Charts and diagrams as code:
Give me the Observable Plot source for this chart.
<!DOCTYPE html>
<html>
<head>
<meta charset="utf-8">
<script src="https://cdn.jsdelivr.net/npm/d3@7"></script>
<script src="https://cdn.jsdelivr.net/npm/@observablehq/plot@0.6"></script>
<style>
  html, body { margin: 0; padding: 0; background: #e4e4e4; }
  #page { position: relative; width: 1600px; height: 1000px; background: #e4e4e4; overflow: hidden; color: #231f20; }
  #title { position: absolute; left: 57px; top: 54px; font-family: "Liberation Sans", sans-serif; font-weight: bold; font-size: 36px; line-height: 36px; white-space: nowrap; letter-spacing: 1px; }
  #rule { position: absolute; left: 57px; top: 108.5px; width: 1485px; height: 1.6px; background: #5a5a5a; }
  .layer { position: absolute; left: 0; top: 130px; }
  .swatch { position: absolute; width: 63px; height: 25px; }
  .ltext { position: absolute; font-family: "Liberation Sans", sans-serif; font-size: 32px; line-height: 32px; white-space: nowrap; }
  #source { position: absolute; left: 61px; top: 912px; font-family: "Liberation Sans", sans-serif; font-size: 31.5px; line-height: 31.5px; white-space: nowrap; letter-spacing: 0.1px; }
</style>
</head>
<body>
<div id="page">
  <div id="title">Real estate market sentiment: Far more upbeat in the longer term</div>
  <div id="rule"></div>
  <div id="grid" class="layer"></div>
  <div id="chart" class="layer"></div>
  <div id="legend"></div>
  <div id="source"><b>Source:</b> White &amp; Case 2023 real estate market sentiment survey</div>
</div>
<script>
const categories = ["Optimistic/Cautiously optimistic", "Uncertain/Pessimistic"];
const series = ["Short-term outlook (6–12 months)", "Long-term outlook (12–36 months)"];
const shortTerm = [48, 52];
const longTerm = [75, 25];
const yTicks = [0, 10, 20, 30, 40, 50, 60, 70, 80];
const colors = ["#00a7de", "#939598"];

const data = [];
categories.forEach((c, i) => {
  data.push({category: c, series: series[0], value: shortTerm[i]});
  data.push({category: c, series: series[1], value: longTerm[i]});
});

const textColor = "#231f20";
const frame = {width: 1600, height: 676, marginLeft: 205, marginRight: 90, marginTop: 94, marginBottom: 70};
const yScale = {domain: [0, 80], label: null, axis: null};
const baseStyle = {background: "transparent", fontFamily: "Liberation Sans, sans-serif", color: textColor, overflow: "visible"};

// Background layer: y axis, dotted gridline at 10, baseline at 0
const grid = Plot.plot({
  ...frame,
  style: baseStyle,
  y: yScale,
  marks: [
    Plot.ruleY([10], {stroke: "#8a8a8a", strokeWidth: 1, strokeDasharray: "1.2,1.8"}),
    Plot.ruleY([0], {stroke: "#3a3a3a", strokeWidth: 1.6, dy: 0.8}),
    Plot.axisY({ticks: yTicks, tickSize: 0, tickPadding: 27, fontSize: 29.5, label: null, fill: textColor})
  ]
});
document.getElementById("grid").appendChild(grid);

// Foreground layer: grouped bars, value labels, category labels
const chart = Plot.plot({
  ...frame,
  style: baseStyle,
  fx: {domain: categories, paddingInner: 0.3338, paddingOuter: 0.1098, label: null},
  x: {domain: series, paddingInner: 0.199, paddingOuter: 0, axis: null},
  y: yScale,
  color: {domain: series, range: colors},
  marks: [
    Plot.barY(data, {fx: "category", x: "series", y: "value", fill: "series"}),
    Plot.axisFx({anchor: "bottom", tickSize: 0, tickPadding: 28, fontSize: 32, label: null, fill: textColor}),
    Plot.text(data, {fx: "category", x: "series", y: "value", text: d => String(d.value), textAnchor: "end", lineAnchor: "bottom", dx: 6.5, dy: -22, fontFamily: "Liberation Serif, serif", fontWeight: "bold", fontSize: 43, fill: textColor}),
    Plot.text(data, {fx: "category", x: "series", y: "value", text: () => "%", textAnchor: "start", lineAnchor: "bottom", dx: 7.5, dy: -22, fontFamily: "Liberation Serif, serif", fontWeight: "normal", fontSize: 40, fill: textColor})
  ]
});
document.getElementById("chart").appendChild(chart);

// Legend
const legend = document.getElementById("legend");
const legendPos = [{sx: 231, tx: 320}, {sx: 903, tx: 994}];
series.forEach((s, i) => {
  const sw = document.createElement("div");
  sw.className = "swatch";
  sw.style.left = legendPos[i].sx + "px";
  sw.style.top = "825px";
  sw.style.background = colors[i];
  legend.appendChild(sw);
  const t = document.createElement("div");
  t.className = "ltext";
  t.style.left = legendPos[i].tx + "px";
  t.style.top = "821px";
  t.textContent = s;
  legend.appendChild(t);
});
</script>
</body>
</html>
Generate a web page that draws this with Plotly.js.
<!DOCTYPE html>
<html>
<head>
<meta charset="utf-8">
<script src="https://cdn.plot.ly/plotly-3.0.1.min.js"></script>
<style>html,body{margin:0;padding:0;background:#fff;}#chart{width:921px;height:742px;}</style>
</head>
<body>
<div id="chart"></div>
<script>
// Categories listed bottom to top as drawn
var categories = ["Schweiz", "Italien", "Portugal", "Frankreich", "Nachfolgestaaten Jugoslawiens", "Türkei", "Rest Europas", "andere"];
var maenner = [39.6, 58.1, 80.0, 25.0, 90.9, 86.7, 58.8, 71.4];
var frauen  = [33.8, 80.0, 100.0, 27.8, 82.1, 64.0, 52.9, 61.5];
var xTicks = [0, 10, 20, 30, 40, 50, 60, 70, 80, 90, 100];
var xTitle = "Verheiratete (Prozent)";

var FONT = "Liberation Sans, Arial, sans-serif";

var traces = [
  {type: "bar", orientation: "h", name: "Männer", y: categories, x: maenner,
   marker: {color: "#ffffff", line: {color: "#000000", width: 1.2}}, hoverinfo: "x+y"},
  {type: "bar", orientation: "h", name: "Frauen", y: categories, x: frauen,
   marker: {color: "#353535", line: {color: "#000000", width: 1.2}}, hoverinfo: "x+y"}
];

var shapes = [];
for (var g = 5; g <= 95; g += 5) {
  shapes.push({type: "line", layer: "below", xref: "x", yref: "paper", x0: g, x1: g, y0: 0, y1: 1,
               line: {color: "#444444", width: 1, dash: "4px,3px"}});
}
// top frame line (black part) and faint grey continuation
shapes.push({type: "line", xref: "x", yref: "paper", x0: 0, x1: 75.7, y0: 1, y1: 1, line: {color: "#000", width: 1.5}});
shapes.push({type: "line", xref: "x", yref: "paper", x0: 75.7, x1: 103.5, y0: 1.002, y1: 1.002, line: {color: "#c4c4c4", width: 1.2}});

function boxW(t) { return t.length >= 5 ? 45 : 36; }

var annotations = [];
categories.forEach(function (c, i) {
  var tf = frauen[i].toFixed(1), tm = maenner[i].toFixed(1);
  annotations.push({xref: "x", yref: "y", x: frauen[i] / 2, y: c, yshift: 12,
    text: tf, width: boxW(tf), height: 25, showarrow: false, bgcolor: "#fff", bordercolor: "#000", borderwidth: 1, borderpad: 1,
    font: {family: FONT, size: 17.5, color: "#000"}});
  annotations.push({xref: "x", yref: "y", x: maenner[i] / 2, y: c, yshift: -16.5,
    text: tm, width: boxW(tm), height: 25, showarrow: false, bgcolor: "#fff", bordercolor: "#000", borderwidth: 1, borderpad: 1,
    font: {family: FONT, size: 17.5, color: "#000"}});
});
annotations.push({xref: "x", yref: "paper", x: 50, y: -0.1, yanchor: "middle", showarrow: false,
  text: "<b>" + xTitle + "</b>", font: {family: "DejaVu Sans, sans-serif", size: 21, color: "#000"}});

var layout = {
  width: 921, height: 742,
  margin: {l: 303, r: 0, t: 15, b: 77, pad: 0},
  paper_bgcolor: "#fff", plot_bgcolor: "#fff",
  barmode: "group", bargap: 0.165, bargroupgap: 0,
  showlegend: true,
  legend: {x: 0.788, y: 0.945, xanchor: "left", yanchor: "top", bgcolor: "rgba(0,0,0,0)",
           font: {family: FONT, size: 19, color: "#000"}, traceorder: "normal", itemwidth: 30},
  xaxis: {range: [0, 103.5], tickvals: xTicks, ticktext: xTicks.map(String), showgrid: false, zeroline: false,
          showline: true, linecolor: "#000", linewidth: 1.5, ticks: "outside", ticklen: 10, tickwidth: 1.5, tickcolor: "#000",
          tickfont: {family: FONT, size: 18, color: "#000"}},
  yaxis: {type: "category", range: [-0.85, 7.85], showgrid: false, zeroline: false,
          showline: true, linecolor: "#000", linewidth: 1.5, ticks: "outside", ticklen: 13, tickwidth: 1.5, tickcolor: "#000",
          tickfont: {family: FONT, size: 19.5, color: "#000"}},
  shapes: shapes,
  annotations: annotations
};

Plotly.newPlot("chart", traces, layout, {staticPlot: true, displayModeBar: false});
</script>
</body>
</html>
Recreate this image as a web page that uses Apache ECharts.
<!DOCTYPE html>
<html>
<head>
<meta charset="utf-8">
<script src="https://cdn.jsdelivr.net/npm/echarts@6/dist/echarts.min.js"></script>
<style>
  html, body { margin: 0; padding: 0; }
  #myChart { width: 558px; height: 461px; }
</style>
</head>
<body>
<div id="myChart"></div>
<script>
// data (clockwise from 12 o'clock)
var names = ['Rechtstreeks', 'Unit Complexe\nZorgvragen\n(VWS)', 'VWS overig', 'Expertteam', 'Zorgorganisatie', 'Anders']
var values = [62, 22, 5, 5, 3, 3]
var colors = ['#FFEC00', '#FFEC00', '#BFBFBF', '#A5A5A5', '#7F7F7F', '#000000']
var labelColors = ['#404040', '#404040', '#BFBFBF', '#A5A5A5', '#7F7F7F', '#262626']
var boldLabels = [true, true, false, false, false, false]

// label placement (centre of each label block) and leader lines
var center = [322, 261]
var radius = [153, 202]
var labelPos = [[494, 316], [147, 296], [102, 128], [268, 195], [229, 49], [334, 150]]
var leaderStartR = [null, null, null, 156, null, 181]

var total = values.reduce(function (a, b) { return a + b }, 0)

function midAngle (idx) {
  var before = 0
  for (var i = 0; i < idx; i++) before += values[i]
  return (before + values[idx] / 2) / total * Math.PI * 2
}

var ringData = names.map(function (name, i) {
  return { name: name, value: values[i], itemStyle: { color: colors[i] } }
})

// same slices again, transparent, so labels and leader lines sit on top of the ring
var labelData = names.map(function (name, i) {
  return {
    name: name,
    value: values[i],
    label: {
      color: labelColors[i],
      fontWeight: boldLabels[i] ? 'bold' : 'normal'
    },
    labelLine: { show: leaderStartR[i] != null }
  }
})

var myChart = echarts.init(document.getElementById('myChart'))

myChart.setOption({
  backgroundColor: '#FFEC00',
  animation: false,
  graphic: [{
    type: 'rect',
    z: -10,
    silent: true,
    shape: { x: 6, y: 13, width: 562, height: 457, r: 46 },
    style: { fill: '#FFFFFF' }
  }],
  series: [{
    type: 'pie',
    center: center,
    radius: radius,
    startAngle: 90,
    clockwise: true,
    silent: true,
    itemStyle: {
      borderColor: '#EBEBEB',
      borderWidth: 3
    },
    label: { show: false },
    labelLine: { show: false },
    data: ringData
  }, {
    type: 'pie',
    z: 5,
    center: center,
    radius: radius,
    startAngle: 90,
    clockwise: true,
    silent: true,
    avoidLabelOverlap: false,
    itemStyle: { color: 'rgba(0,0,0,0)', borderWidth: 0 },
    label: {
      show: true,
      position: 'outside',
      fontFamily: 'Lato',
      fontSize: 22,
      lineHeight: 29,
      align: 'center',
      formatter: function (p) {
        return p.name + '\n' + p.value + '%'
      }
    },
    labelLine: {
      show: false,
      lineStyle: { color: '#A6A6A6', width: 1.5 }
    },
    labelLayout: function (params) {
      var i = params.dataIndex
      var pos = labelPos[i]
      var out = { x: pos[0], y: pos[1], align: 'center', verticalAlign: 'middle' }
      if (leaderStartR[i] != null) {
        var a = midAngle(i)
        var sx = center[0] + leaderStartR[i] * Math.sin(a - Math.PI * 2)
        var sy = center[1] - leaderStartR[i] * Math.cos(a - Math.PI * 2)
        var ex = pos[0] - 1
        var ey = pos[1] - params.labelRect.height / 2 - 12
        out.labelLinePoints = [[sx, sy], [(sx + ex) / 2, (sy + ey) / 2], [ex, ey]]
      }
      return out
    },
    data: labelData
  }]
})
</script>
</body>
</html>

§ **Exercise directions**: Nothing but the lines from the one with "Recreate this image" through the one with "var total = values.reduce(function" should be retyped; include both and keep them exact.

§ **Result of this task**:
Recreate this image as a web page that uses Apache ECharts.
<!DOCTYPE html>
<html>
<head>
<meta charset="utf-8">
<script src="https://cdn.jsdelivr.net/npm/echarts@6/dist/echarts.min.js"></script>
<style>
  html, body { margin: 0; padding: 0; }
  #myChart { width: 558px; height: 461px; }
</style>
</head>
<body>
<div id="myChart"></div>
<script>
// data (clockwise from 12 o'clock)
var names = ['Rechtstreeks', 'Unit Complexe\nZorgvragen\n(VWS)', 'VWS overig', 'Expertteam', 'Zorgorganisatie', 'Anders']
var values = [62, 22, 5, 5, 3, 3]
var colors = ['#FFEC00', '#FFEC00', '#BFBFBF', '#A5A5A5', '#7F7F7F', '#000000']
var labelColors = ['#404040', '#404040', '#BFBFBF', '#A5A5A5', '#7F7F7F', '#262626']
var boldLabels = [true, true, false, false, false, false]

// label placement (centre of each label block) and leader lines
var center = [322, 261]
var radius = [153, 202]
var labelPos = [[494, 316], [147, 296], [102, 128], [268, 195], [229, 49], [334, 150]]
var leaderStartR = [null, null, null, 156, null, 181]

var total = values.reduce(function (a, b) { return a + b }, 0)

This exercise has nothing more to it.